Binance has begun restricting trading services for users in France and other European markets after failing to secure a Markets in Crypto-Assets license before the European Union’s July 1 deadline, marking one of the most significant compliance setbacks for the world’s largest crypto exchange.
The company told customers in France that its local entity could no longer accept new clients and would stop providing crypto-asset services from July 1, 2026. Similar notices were also sent to users in other EU markets, with reports identifying France, Italy, Poland and Spain among the affected countries. Binance said users’ assets would remain accessible, indicating that the restrictions are part of a regulatory wind-down rather than an immediate forced withdrawal process.
The move follows Binance’s unsuccessful attempt to obtain a MiCA license through Greece’s Hellenic Capital Market Commission. Reuters reported in June that Binance was expected to lose the ability to serve EU clients after its Greek application faced rejection. The company later withdrew the application, leaving it without authorization in any EU member state before the transition period ended.
MiCA Deadline Forces Compliance Shift
MiCA allows a crypto-asset service provider licensed in one EU member state to passport services across all 27 countries in the bloc. That made Binance’s licensing outcome especially important. Without approval in at least one jurisdiction, the exchange cannot legally continue offering regulated crypto services across the EU under the new framework.
European regulators have repeatedly warned that firms without authorization must stop onboarding users and wind down unlicensed activity in an orderly manner. France’s AMF has also said unauthorized providers may face public warnings, blacklisting and website-blocking measures if they continue operating without permission.
For Binance, the disruption is a major reversal in a region it once viewed as central to its regulated expansion. The exchange previously built a significant European presence and had considered Paris an important hub. Its inability to secure a MiCA license now puts it behind rivals that have already obtained authorization or are operating through clearer national transition paths.
The company has said it remains committed to Europe and is continuing work on regulatory approval. Still, the loss of uninterrupted market access highlights how Europe’s new framework is reshaping competition. Under MiCA, scale and liquidity are no longer enough. Exchanges must meet standardized requirements covering governance, capital, custody, cybersecurity, disclosures and anti-money-laundering controls.
Regulatory History Weighs on Approval
Binance’s European setback comes against a difficult global compliance backdrop. In 2023, the company agreed to pay $4.3 billion to settle U.S. charges related to anti-money-laundering, sanctions and money-transmission violations. Founder Changpeng Zhao pleaded guilty to a related charge and later served a prison sentence.
European regulators have also scrutinized the group’s governance, ownership structure, executive suitability and financial-crime controls. Reports said ESMA privately raised concerns with national regulators as Binance’s MiCA application process approached the deadline.

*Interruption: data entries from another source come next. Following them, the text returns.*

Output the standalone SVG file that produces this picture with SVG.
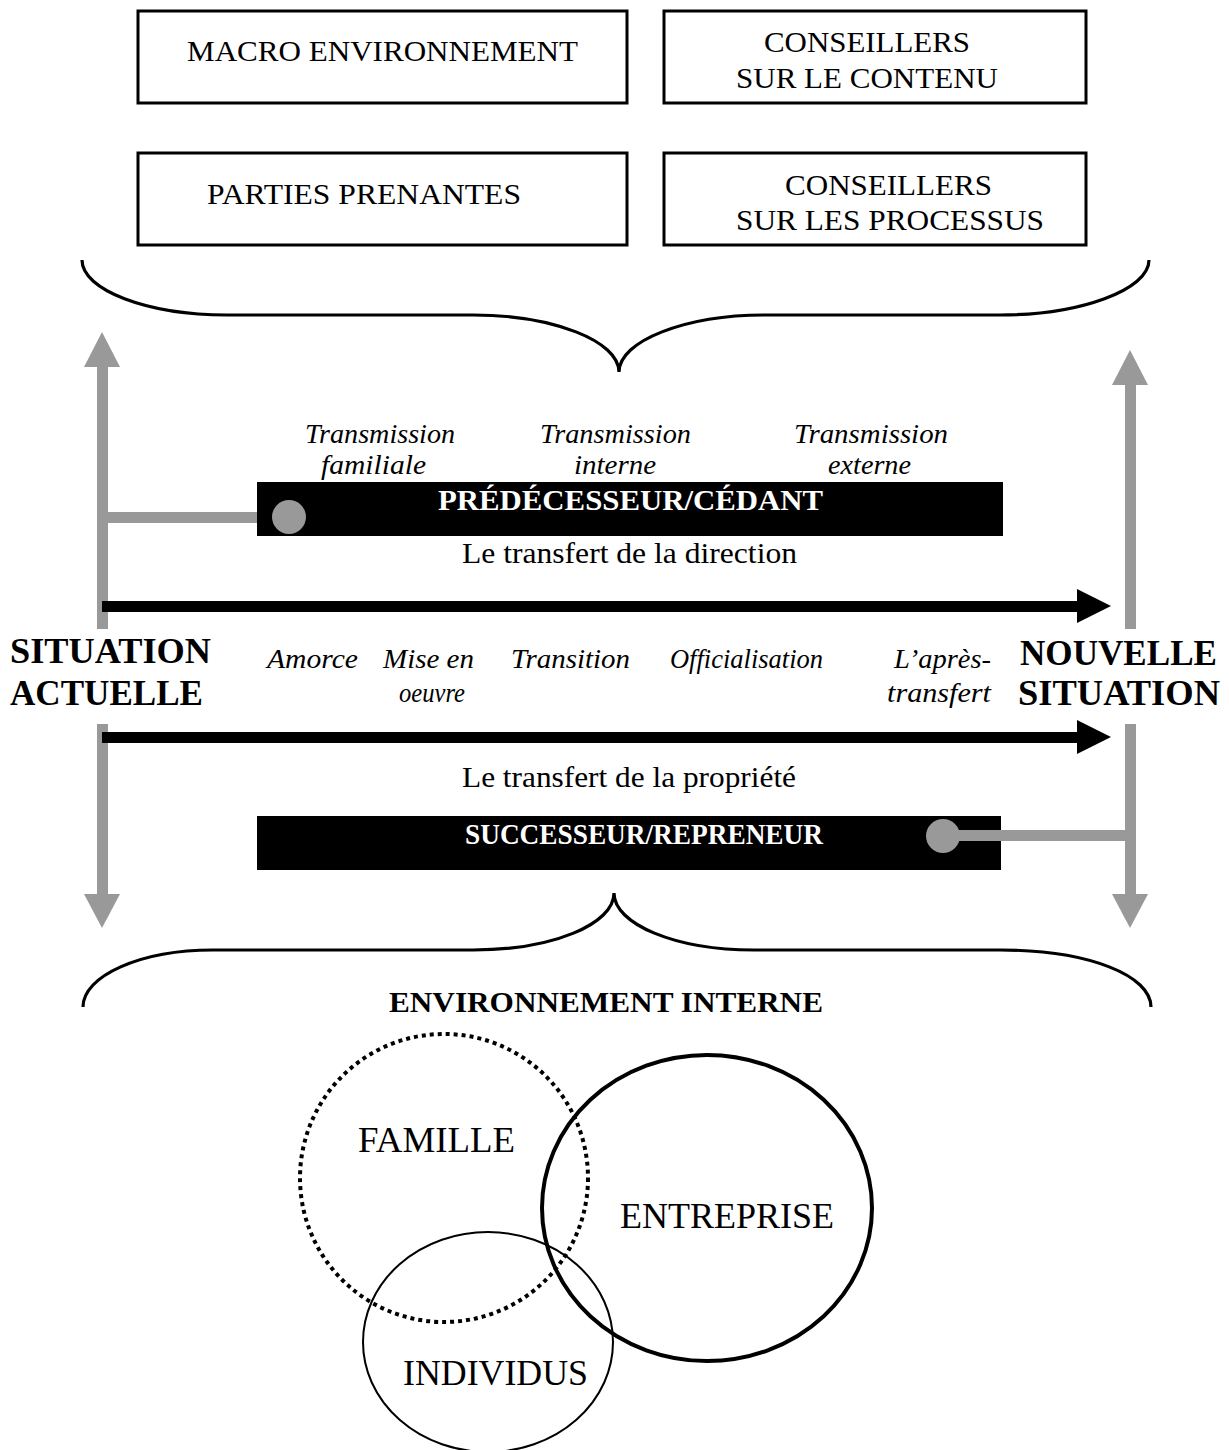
<svg xmlns="http://www.w3.org/2000/svg" width="1229" height="1450" viewBox="0 0 1229 1450">
<style>
.t{font-family:"Liberation Serif","Times New Roman",serif;fill:#000}
.r{font-size:30px}
.i{font-size:28px;font-style:italic}
.m{font-size:30px}
.b{font-weight:bold;font-size:30px}
.w{fill:#fff}
.big{font-size:36px;font-weight:bold}
.c{font-size:36px}
.box{fill:#fff;stroke:#000;stroke-width:3}
.brace{fill:none;stroke:#000;stroke-width:3.2}
.gray{fill:#999}
.blk{fill:#000}
</style>
<rect width="1229" height="1450" fill="#fff"/>

<g id="macro-environnement">
<rect class="box" x="138" y="11" width="489" height="92"/>
<text class="t r" x="187" y="61" textLength="391" lengthAdjust="spacingAndGlyphs">MACRO ENVIRONNEMENT</text>
</g>
<g id="conseillers-contenu">
<rect class="box" x="664" y="11" width="422" height="92"/>
<text class="t r" x="764" y="52" textLength="206" lengthAdjust="spacingAndGlyphs">CONSEILLERS</text>
<text class="t r" x="736" y="88" textLength="262" lengthAdjust="spacingAndGlyphs">SUR LE CONTENU</text>
</g>
<g id="parties-prenantes">
<rect class="box" x="138" y="153" width="489" height="92"/>
<text class="t r" x="207" y="204" textLength="314" lengthAdjust="spacingAndGlyphs">PARTIES PRENANTES</text>
</g>
<g id="conseillers-processus">
<rect class="box" x="664" y="153" width="422" height="92"/>
<text class="t r" x="785" y="195" textLength="207" lengthAdjust="spacingAndGlyphs">CONSEILLERS</text>
<text class="t r" x="736" y="230" textLength="308" lengthAdjust="spacingAndGlyphs">SUR LES PROCESSUS</text>
</g>

<g id="connectors">
<path class="brace" d="M82 260 C82 290 147 315 227 315 L473 315 C553 315 619 341 619 372 C619 341 685 315 765 315 L1000 315 C1080 315 1149 290 1149 260"/>
<path class="brace" d="M83 1007 C83 976 140 950 213 950 L473 950 C553 950 614 924 614 893 C614 924 675 950 754 950 L1000 950 C1090 950 1151 976 1151 1007"/>
<polygon class="gray" points="102,332 120,367 84,367"/>
<rect class="gray" x="97" y="366" width="11" height="263"/>
<rect class="gray" x="97" y="724" width="11" height="171"/>
<polygon class="gray" points="84,894 120,894 102,928"/>
<rect class="gray" x="102" y="512" width="187" height="11"/>
<polygon class="gray" points="1130,350 1148,385 1112,385"/>
<rect class="gray" x="1125" y="384" width="11" height="245"/>
<rect class="gray" x="1125" y="724" width="11" height="171"/>
<polygon class="gray" points="1112,894 1148,894 1130,928"/>
<rect class="blk" x="102" y="601" width="976" height="11"/>
<polygon class="blk" points="1077,589 1111,606 1077,623"/>
<rect class="blk" x="102" y="732" width="976" height="11"/>
<polygon class="blk" points="1077,720 1111,737 1077,754"/>
</g>

<g id="predecesseur">
<rect class="blk" x="257" y="482" width="746" height="54"/>
<text class="t b w" x="438" y="510" textLength="385" lengthAdjust="spacingAndGlyphs">PRÉDÉCESSEUR/CÉDANT</text>
<circle class="gray" cx="289" cy="517" r="17"/>
</g>
<g id="successeur">
<rect class="blk" x="257" y="816" width="744" height="54"/>
<text class="t b w" x="465" y="844" textLength="358" lengthAdjust="spacingAndGlyphs">SUCCESSEUR/REPRENEUR</text>
<circle class="gray" cx="943" cy="836" r="17"/>
<rect class="gray" x="943" y="830" width="187" height="11"/>
</g>

<g id="transmissions">
<text class="t i" x="305" y="443" textLength="150" lengthAdjust="spacingAndGlyphs">Transmission</text>
<text class="t i" x="321" y="474" textLength="105" lengthAdjust="spacingAndGlyphs">familiale</text>
<text class="t i" x="540" y="443" textLength="151" lengthAdjust="spacingAndGlyphs">Transmission</text>
<text class="t i" x="574" y="474" textLength="82" lengthAdjust="spacingAndGlyphs">interne</text>
<text class="t i" x="794" y="443" textLength="154" lengthAdjust="spacingAndGlyphs">Transmission</text>
<text class="t i" x="828" y="474" textLength="83" lengthAdjust="spacingAndGlyphs">externe</text>
</g>

<g id="transferts">
<text class="t m" x="462" y="563" textLength="335" lengthAdjust="spacingAndGlyphs">Le transfert de la direction</text>
<text class="t m" x="462" y="787" textLength="334" lengthAdjust="spacingAndGlyphs">Le transfert de la propriété</text>
</g>

<g id="etapes">
<text class="t i" x="267" y="668" textLength="91" lengthAdjust="spacingAndGlyphs">Amorce</text>
<text class="t i" x="383" y="668" textLength="91" lengthAdjust="spacingAndGlyphs">Mise en</text>
<text class="t i" x="399" y="702" textLength="66" lengthAdjust="spacingAndGlyphs">oeuvre</text>
<text class="t i" x="511" y="668" textLength="119" lengthAdjust="spacingAndGlyphs">Transition</text>
<text class="t i" x="670" y="668" textLength="153" lengthAdjust="spacingAndGlyphs">Officialisation</text>
<text class="t i" x="894" y="668" textLength="97" lengthAdjust="spacingAndGlyphs">L’après-</text>
<text class="t i" x="887" y="702" textLength="104" lengthAdjust="spacingAndGlyphs">transfert</text>
</g>

<g id="situation-actuelle">
<text class="t big" x="10" y="663" textLength="201" lengthAdjust="spacingAndGlyphs">SITUATION</text>
<text class="t big" x="10" y="705" textLength="193" lengthAdjust="spacingAndGlyphs">ACTUELLE</text>
</g>
<g id="nouvelle-situation">
<text class="t big" x="1020" y="665" textLength="197" lengthAdjust="spacingAndGlyphs">NOUVELLE</text>
<text class="t big" x="1018" y="705" textLength="202" lengthAdjust="spacingAndGlyphs">SITUATION</text>
</g>

<g id="environnement-interne">
<text class="t b" x="389" y="1012" textLength="434" lengthAdjust="spacingAndGlyphs">ENVIRONNEMENT INTERNE</text>
</g>

<g id="famille">
<circle cx="444" cy="1178" r="144" fill="none" stroke="#000" stroke-width="4" stroke-dasharray="4 4"/>
<text class="t c" x="358" y="1152" textLength="157" lengthAdjust="spacingAndGlyphs">FAMILLE</text>
</g>
<g id="entreprise">
<ellipse cx="707" cy="1208" rx="165" ry="153" fill="none" stroke="#000" stroke-width="4"/>
<text class="t c" x="620" y="1228" textLength="214" lengthAdjust="spacingAndGlyphs">ENTREPRISE</text>
</g>
<g id="individus">
<ellipse cx="488" cy="1342" rx="125" ry="110" fill="none" stroke="#000" stroke-width="2"/>
<text class="t c" x="403" y="1385" textLength="185" lengthAdjust="spacingAndGlyphs">INDIVIDUS</text>
</g>
</svg>
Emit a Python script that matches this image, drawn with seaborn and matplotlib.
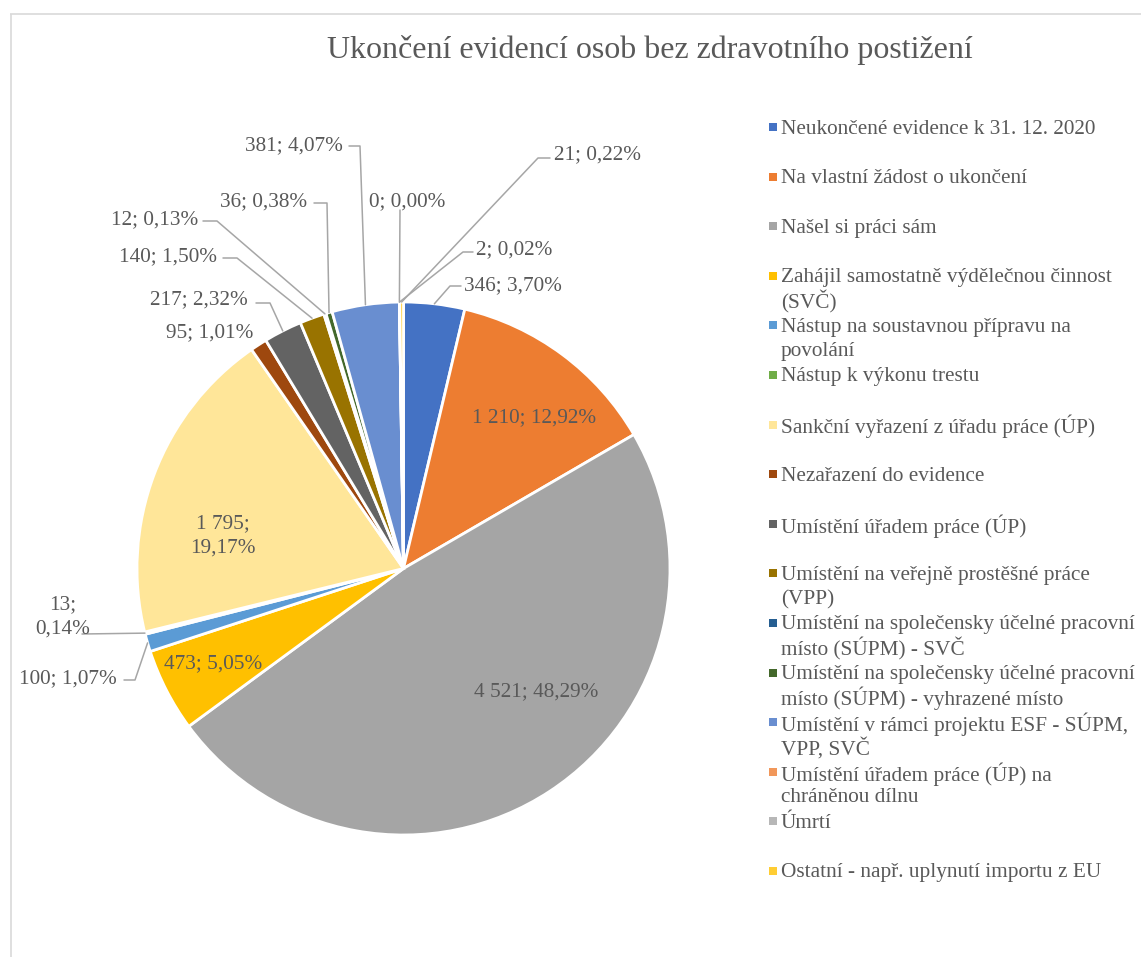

Those concerns appear to have made approval more difficult at a time when EU regulators were under pressure to show that MiCA would be enforced strictly.
For the broader market, Binance’s disruption could accelerate user migration toward licensed European platforms, including global exchanges with MiCA approval and regional providers that secured earlier authorization. It may also deepen consolidation as compliant firms gain a regulatory advantage over competitors still trying to adapt.
The episode is a defining test for MiCA. The EU designed the regime to replace fragmented national registrations with a single supervisory standard for crypto firms operating across the bloc. Binance’s failure to obtain approval shows that the new system has real consequences, even for the industry’s largest players.
For crypto exchanges, the message is clear. Europe is no longer a patchwork market where local registrations can sustain broad access indefinitely. Under MiCA, firms either meet the bloc’s unified regulatory standard or risk losing access to one of the world’s most important crypto markets.